Jack Lowden as Nicolai Rostov

The key trio didn’t disappoint. Lily James sold her young girl status enthusiastically as Natasha, Paul Dano was perfectly bumbling as the weak-willed, easily-led Pierre Bezukhov, and James Norton was beautifully stoic and ultimately heroic as the unhappy young Prince Andrei who doesn’t love his wife, and sees little joy in life. 


James Norton as Prince Andrei Bolkonsky

The costumes by Edward K. Gibbon were impressive; the soldier’s lush uniforms with jackets dangling from their shoulders, the men garbed in snappy topcoats, breeches and boots, the fresh approach to the female costumes with quite modern-feeling dresses worn by Gillian Anderson as Anna Pavlovna Scherer and Tuppence Middleton as Helene Kuragin, were all award-worthy. 



St. Petersberg was dazzling in the pure white snow, the old buildings’ like freshly decorated cakes with white and pastel frosting, the interiors vast and period perfect. 




I certainly couldn’t tell where St. Petersberg ended and Latvia—where most of the production was shot—began. And nor could my husband who had the pleasure of working in that gorgeous city on Anna Karenina, the 1997 version with Sophie Marceau and Sean Bean.

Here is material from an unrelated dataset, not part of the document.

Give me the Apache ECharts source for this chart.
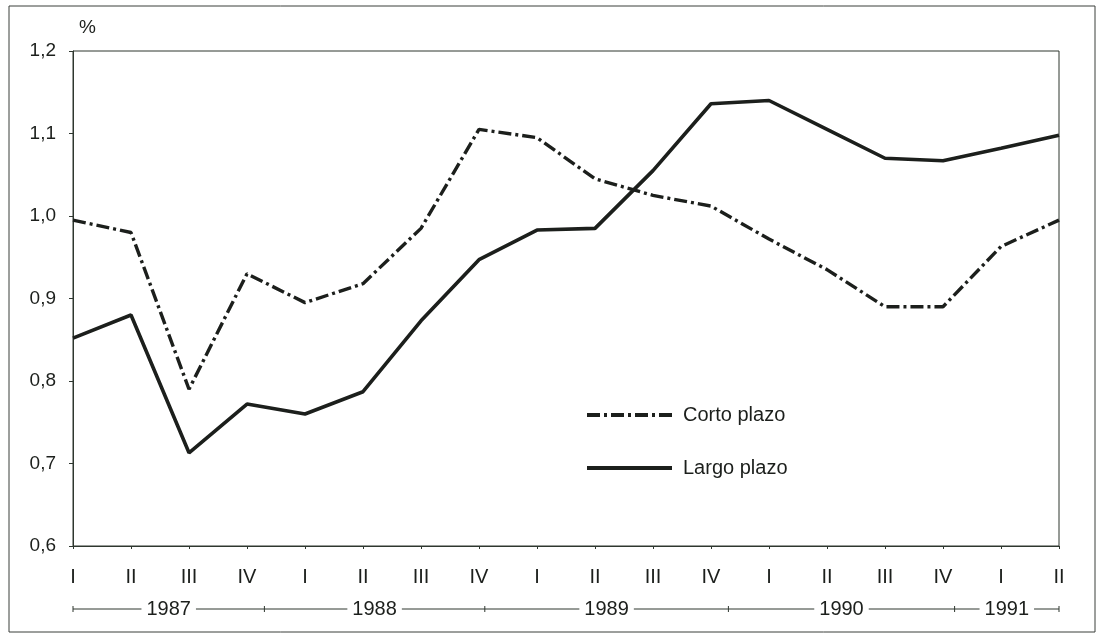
<!DOCTYPE html>
<html>
<head>
<meta charset="utf-8">
<script src="https://cdn.jsdelivr.net/npm/echarts@6/dist/echarts.min.js"></script>
<style>
  html, body { margin: 0; padding: 0; background: #fff; }
  #chart { width: 1100px; height: 635px; }
</style>
</head>
<body>
<div id="chart"></div>
<script>
// quarters, 1987 I .. 1991 II
var quarters = ['I', 'II', 'III', 'IV', 'I', 'II', 'III', 'IV', 'I', 'II', 'III', 'IV', 'I', 'II', 'III', 'IV', 'I', 'II'];
var corto = [0.995, 0.980, 0.790, 0.930, 0.895, 0.918, 0.985, 1.105, 1.095, 1.045, 1.025, 1.012, 0.972, 0.935, 0.890, 0.890, 0.963, 0.995];
var largo = [0.852, 0.880, 0.713, 0.772, 0.760, 0.787, 0.873, 0.947, 0.983, 0.985, 1.055, 1.136, 1.140, 1.105, 1.070, 1.067, 1.082, 1.098];
var years = ['1987', '1988', '1989', '1990', '1991'];
// year separators, as (fractional) category index
var yearBreaks = [0, 3.3, 7.1, 11.3, 15.2, 17.05];

var ink = '#1c1f1c';
var axisInk = '#2e372f';
var font = 'Liberation Sans, Arial, sans-serif';

var dom = document.getElementById('chart');
var myChart = echarts.init(dom);

var option = {
    animation: false,
    backgroundColor: '#fff',
    grid: {
        left: 73,
        right: 41,
        top: 51,
        bottom: 89,
        show: true,
        borderColor: axisInk,
        borderWidth: 1
    },
    legend: {
        orient: 'vertical',
        left: 580,
        top: 400,
        itemWidth: 85,
        itemHeight: 14,
        itemGap: 33,
        itemStyle: { opacity: 0 },
        lineStyle: { width: 4 },
        textStyle: { fontFamily: font, fontSize: 20, color: ink, padding: [0, 0, 0, 6] },
        data: ['Corto plazo', 'Largo plazo']
    },
    xAxis: {
        type: 'category',
        boundaryGap: false,
        data: quarters,
        axisLine: { lineStyle: { color: axisInk, width: 1 } },
        axisTick: { alignWithLabel: true, length: 3, lineStyle: { color: axisInk } },
        axisLabel: { fontFamily: font, fontSize: 20, color: ink, margin: 21, interval: 0 },
        splitLine: { show: false }
    },
    yAxis: {
        type: 'value',
        min: 0.6,
        max: 1.2,
        interval: 0.1,
        name: '%',
        nameGap: 14,
        nameTextStyle: { fontFamily: font, fontSize: 19, color: ink, align: 'left', padding: [0, 0, 0, 6] },
        axisLine: { show: true, lineStyle: { color: axisInk, width: 1 } },
        axisTick: { show: true, length: 4, lineStyle: { color: axisInk } },
        axisLabel: {
            fontFamily: font, fontSize: 19, color: ink, margin: 17,
            formatter: function (v) { return v.toFixed(1).replace('.', ','); }
        },
        splitLine: { show: false }
    },
    series: [
        {
            name: 'Corto plazo',
            type: 'line',
            data: corto,
            symbol: 'none',
            itemStyle: { color: ink },
            lineStyle: { color: ink, width: 3.4, type: [13, 4, 3, 4] }
        },
        {
            name: 'Largo plazo',
            type: 'line',
            data: largo,
            symbol: 'none',
            itemStyle: { color: ink },
            lineStyle: { color: ink, width: 3.6 }
        }
    ]
};
myChart.setOption(option);

// year row below the quarter labels
function xAt(idx) {
    var a = myChart.convertToPixel({ xAxisIndex: 0 }, Math.floor(idx));
    var b = myChart.convertToPixel({ xAxisIndex: 0 }, Math.min(Math.floor(idx) + 1, quarters.length - 1));
    return a + (b - a) * (idx - Math.floor(idx));
}
var yearY = 609;
var gfx = [];
// outer frame
gfx.push({ type: 'rect', shape: { x: 9, y: 6, width: 1086, height: 626 }, style: { fill: null, stroke: '#3a3f3a', lineWidth: 1 }, z: 0 });
var x0 = xAt(yearBreaks[0]), x1 = xAt(yearBreaks[yearBreaks.length - 1]);
gfx.push({ type: 'line', shape: { x1: x0, y1: yearY, x2: x1, y2: yearY }, style: { stroke: axisInk, lineWidth: 1 }, z: 10 });
yearBreaks.forEach(function (b) {
    var x = xAt(b);
    gfx.push({ type: 'line', shape: { x1: x, y1: yearY - 3, x2: x, y2: yearY + 3 }, style: { stroke: axisInk, lineWidth: 1 }, z: 10 });
});
years.forEach(function (y, i) {
    var cx = (xAt(yearBreaks[i]) + xAt(yearBreaks[i + 1])) / 2;
    gfx.push({
        type: 'text', x: cx, y: yearY, z: 20,
        style: {
            text: y, fontFamily: font, fontSize: 20, fill: ink,
            align: 'center', verticalAlign: 'middle',
            backgroundColor: '#fff', padding: [0, 5]
        }
    });
});
myChart.setOption({ graphic: gfx });
</script>
</body>
</html>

If I had one tiny quibble, it would be the way the cinema tographer used shafts of light coming in the windows in the daylight, casting a glare over the character’s faces at times. Realistic, just not my cup of tea. But, all in all, it’s a lovely, fresh retelling of a classic. Which is why I was so upset with the mega-number of lengthy commercial breaks. Just when I’d get wrapped up—bam—commercial! And not just a short commercial like they do on Hulu, but seemingly ten spots in a row. There’s a plus to that of course: plenty of time to refill the wine, make a snack, take a bathroom break, but it really ticked me off. There’s nothing I like better than watching a really good program and getting wrapped up in the drama the way I would watching a movie in a theatre. The way I watch Downton on Masterpiece on PBS. The way I watch most of the television dramas that I watch, which is commercial free on Netflix. 

Lifetime, A&E, The History Channel could have presented War and Peace more deferentially but TV is their business. It’s not public programming and they clearly care more about maximizing their profits than they do providing the audience with the best program possible.  The director, Tom Harper, his cast and crew deserved better than that. 

Despite that large grumble on my part, at the end of the day,  when James Norton’s Prince Andrei is left for dead on the battlefield and proclaimed a hero, and Jim Broadbent as his curmudgeonly, unemotional father sends his daughter away, all to be left alone so he can cry quietly into his hands, I was deeply moved. And unless I can find a way to watch the BBC’s commercial-free presentation, I imagine I’ll be tuning in for episodes 2, 3 and 4. Prince Andrei and Natasha haven’t even met yet; I don’t want to miss that.

Curses, corporate controllers of the world we live in, you win again!